Despite the number of food plants I have toured and profiled in my 14 years with QA magazine, the industry is so diverse that I never know just what I will be walking into, learning from, or writing about each new facility I visit. And when the Cover Profile is to be about a non-food-producing establishment, there is a good chance that the visit will uncover a gem of information that makes me reconsider our industry — and my viewpoints — in a new light.
Such was the case with my visit to the Michigan State University School of Packaging (page 14). While I learned a great deal about the studies and applications of food-packaging materials, the real gem of insight for me was a new perspective on sustainability in relation to the biodegrading of food vs. packaging.
In essence: Non-biodegradable packaging that protects the food and provides for longer shelf-life can be better for the environment than biodegradable packaging of lesser quality.
Why? There are the obvious reasons — longer shelf-life means less food waste on both the retail and consumer level. If I pull a box of crackers out of my pantry and, in tasting one, determine it to be stale, I am likely to toss it — crackers, box, and all. When I buy a loaf of French bread from the grocer’s bakery, I know that whatever isn’t eaten within a day will be hard and tasteless unless I put it in a plastic zip-close bag.
“Garbage tends not to change very much at all inside landfills.”
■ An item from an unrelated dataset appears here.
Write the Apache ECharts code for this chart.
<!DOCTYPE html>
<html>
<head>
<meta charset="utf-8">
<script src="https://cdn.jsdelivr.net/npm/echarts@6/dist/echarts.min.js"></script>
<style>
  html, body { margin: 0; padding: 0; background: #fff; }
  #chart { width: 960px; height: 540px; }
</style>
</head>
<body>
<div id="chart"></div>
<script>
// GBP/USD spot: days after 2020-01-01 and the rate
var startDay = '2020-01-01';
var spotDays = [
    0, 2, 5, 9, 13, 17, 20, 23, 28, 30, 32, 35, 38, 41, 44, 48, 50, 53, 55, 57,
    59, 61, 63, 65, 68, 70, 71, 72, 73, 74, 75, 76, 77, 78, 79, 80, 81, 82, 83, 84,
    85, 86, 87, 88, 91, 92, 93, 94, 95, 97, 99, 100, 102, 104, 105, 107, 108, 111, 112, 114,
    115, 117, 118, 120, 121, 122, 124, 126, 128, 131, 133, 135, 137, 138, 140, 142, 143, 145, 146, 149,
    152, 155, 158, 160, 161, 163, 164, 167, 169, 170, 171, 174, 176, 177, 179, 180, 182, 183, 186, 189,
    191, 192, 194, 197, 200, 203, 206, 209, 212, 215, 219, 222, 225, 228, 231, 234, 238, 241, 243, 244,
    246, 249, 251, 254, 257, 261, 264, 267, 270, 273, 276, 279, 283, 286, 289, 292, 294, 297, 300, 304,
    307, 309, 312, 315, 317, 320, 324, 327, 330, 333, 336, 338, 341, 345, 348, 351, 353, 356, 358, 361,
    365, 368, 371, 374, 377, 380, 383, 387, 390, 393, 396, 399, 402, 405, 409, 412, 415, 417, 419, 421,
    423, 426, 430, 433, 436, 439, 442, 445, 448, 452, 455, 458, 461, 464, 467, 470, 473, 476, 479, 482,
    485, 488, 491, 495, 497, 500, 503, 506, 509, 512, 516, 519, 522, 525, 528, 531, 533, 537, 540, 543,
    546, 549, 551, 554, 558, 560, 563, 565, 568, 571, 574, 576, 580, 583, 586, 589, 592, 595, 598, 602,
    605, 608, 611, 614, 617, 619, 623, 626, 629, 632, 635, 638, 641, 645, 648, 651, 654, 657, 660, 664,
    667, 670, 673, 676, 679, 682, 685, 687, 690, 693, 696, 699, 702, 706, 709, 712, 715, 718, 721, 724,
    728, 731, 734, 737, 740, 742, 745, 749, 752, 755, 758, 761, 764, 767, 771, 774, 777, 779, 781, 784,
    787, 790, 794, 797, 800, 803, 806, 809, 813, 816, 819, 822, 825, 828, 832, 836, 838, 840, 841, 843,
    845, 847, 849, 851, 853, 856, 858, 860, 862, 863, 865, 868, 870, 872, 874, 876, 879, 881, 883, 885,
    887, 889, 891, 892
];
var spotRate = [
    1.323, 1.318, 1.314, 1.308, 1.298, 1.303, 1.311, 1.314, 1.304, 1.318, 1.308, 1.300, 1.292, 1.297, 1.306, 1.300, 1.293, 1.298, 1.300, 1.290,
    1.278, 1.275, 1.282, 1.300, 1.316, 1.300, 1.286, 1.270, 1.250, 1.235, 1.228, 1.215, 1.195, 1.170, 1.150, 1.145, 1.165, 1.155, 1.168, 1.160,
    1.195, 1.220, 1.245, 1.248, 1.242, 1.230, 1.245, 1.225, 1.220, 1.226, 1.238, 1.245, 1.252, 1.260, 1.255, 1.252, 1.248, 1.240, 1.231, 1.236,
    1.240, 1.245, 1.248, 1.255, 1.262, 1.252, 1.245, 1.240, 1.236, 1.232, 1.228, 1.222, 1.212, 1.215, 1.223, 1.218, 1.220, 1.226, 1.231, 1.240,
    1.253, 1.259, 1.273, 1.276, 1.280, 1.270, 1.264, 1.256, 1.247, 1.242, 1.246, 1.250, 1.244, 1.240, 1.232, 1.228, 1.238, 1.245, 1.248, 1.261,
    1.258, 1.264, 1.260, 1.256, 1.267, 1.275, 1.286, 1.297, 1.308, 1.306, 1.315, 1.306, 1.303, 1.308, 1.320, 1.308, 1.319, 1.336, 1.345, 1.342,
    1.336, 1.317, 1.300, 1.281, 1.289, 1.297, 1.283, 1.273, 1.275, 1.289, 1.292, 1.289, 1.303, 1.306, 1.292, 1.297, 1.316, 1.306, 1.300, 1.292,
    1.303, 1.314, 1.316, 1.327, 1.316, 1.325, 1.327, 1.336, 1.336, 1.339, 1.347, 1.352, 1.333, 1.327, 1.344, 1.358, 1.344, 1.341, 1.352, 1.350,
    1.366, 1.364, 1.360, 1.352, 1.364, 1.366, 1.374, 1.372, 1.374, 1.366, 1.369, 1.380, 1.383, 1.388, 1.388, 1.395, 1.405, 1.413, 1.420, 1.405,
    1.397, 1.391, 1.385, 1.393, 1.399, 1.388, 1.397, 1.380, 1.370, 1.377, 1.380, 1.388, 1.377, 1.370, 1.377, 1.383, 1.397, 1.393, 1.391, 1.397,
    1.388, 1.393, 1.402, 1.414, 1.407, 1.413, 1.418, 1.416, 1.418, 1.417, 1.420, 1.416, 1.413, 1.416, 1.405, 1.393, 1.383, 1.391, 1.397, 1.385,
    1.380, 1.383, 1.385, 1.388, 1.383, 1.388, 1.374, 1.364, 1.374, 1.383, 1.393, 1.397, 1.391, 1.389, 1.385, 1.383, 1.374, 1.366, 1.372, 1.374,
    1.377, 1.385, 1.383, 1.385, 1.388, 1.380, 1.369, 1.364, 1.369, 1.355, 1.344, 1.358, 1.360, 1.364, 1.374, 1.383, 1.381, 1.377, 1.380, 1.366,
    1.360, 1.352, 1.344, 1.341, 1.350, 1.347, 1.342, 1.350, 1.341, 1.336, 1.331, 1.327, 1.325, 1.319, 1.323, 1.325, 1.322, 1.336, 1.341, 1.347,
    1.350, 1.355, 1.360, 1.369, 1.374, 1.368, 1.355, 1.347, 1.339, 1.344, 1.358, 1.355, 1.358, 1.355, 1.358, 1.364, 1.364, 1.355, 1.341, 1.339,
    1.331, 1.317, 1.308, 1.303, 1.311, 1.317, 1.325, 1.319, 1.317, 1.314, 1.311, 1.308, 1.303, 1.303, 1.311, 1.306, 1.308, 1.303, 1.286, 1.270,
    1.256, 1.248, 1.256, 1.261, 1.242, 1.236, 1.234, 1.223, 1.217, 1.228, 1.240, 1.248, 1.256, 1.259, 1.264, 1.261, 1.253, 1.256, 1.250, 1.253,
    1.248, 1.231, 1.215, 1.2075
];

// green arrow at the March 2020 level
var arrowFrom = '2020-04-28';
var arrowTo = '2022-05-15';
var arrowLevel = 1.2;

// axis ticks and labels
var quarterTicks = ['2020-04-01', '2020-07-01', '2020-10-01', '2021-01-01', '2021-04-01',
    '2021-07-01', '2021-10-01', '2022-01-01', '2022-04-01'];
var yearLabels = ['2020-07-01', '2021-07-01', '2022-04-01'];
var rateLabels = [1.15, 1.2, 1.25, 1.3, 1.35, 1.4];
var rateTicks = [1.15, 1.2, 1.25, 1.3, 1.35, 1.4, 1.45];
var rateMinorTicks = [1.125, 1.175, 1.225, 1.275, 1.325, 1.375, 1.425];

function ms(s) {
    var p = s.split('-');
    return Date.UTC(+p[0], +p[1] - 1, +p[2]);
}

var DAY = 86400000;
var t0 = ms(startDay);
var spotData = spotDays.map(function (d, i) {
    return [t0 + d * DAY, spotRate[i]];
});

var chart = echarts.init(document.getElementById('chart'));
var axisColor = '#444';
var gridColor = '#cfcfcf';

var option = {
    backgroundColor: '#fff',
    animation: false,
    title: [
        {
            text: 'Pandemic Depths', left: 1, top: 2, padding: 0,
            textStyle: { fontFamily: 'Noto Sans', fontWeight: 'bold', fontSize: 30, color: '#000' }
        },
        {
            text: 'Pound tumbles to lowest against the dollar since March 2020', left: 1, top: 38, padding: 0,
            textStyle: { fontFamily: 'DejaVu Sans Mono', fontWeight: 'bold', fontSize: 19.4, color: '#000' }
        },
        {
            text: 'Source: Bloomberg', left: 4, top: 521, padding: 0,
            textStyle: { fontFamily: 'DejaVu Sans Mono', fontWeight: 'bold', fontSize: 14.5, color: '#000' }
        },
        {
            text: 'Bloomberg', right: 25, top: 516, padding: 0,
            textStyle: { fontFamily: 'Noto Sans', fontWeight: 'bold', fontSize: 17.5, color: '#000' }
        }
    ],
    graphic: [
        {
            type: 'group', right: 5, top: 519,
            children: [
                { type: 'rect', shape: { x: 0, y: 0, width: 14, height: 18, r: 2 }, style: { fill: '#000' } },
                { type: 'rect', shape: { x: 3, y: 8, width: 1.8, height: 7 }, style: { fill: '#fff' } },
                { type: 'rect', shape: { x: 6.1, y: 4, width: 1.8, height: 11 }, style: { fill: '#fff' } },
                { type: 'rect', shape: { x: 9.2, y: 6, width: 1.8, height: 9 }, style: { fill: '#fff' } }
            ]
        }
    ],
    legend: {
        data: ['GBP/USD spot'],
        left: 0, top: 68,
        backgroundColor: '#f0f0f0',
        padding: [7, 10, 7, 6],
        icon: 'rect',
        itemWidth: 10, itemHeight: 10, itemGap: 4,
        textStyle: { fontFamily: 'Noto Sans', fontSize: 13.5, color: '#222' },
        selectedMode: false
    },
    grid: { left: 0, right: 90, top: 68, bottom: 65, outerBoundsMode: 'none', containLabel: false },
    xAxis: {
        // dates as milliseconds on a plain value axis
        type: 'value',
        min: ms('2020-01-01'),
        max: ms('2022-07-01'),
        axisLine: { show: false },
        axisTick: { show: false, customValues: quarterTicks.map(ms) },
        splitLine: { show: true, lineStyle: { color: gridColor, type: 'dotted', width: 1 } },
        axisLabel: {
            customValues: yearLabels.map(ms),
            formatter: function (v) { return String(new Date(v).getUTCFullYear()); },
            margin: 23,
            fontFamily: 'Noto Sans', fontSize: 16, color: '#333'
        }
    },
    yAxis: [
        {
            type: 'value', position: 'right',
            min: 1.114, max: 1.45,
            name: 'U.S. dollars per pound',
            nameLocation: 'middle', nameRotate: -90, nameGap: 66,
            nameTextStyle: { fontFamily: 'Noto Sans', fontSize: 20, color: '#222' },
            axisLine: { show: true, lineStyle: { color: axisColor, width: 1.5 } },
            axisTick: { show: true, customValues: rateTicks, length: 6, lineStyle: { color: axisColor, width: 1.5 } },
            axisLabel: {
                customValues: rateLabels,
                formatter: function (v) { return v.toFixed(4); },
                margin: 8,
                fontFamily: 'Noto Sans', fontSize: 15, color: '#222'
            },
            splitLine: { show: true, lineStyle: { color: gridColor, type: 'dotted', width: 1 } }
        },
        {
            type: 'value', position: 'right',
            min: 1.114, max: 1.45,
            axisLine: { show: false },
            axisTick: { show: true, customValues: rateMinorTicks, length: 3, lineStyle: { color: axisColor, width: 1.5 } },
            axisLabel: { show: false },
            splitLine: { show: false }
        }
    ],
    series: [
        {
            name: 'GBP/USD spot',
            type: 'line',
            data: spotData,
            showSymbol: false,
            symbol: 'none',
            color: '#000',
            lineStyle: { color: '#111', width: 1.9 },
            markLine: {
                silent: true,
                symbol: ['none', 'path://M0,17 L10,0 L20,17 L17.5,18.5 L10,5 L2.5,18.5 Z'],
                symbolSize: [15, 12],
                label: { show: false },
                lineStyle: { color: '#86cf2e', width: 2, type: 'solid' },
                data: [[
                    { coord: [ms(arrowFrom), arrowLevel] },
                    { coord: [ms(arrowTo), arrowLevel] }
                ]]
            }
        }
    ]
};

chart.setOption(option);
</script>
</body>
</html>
But there is a bigger story here. A less obvious, lesser known reason, the gist of which is best explained by a line from Rubbish! The Archeology of Garbage by William Rathje and Cullen Murphy: “Garbage tends not to change very much at all inside landfills.” Note, first, the use of the word “garbage” which by definition means “discarded animal and vegetable matter, as from a kitchen” (dictionary.com). So, if this animal and vegetable matter (i.e., food) doesn’t change much in a landfill, that means that food inside a package is not decomposing any faster than the package; nor is a biodegradable package decomposing any faster than a nonbiodegradable package. In proof of point: In the study on which the book is based, a 25-year-old head of lettuce was found perfectly preserved beneath decades of waste.
This means that when I toss a half-full box of crackers or quarter loaf of French bread because its biodegradable packaging made the food go stale, that food will take more space in the landfill than a more protective plastic bag would have. And had the food been in a plastic bag that retained its quality, I would have tossed only the package after eating the rest of the crackers or bread.
This isn’t to say that plastic is good or biodegradable packaging is bad; it’s not to say we shouldn’t aim for sustainability in all our actions. In fact, it has caused me (and perhaps you, through this column and issue?) to rethink sustainability, the preservation of food, and the consequences of tossing “biodegradable” items of any sort. As School of Packaging Director Susan Selke says in the article, you need to look at the whole life cycle of the food and its packaging to make an intelligent decision.